# Gen 3 or 4 G23



## arhcery12 (May 6, 2011)

I think I've narrowed down my search for my first handgun to the glock. Is it just personal preference between which generation or is the gen 4 alot better? I have heard though of some problems with the gen 4, do these exist? I really leaning towards the gen 4 because I'm left handed but I just don't know. By the way the gun will be used for home defense.


----------



## ksblazer (Sep 18, 2010)

I don't have any first hand experience with the 4th Gen Glocks but I've been doing some re-search on them. 

It sounds like the .40cal Glocks are running just fine while the 9mm's have had a some issues. But there have also been some reports back that "their" 9mm glock has been trouble free.


If your interested in the Gen 4 Glock 23 for the reasons you stated. I'd feel comfortable enough to get one with the re-search I've done. But as DJniner has mentioned threads on other the 3rd Gen Glocks have been around for quite a while and have a very good reputation.


----------



## Sgt01 (Jun 10, 2011)

Don't know about any issues with the Gen4, but I do know that I love my Gen3. Actually, I held and looked over a buddies Gen4, and it felt a bit better in the hand than my Gen3. New features are nice, but IMHO not worth trading up for. With that said, I'd say give the Gen4 a try. Don't think you can go wrong.


----------



## austinguy23 (Jun 14, 2011)

Get the Gen 4. Less recoil than Gen 3 and better grip.

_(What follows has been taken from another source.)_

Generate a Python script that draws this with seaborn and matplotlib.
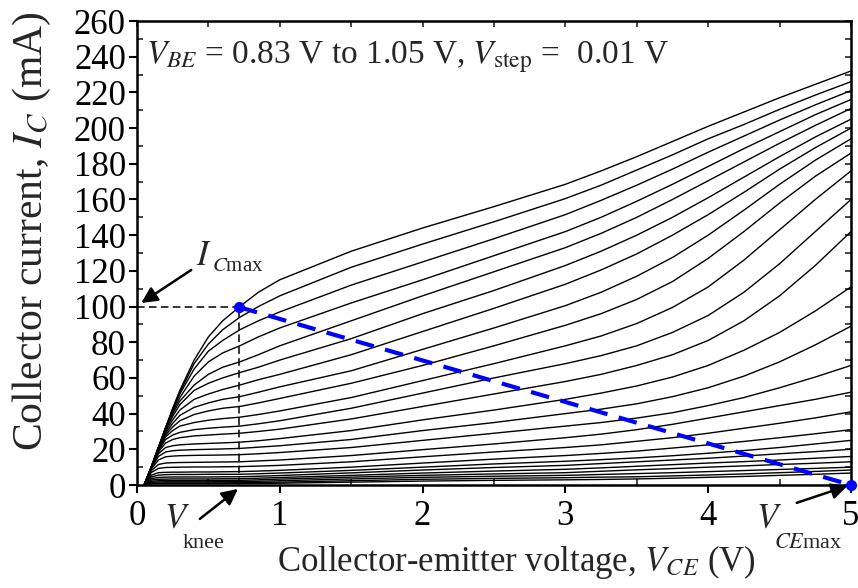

The Gen 4 "problems" were only with the 9mm's.


----------



## SPRSkip (Jul 29, 2011)

I have a gen 3 G23 and gen 4 G23. Love the gen 4 and have probably 5000 rounds through it with not one problem.


----------



## jakeleinen1 (Jul 20, 2011)

Differences are minimal, 

If you can get a g23 3rd gen for less than a g23 4th, do that and save yourself alittle money and free from worry


----------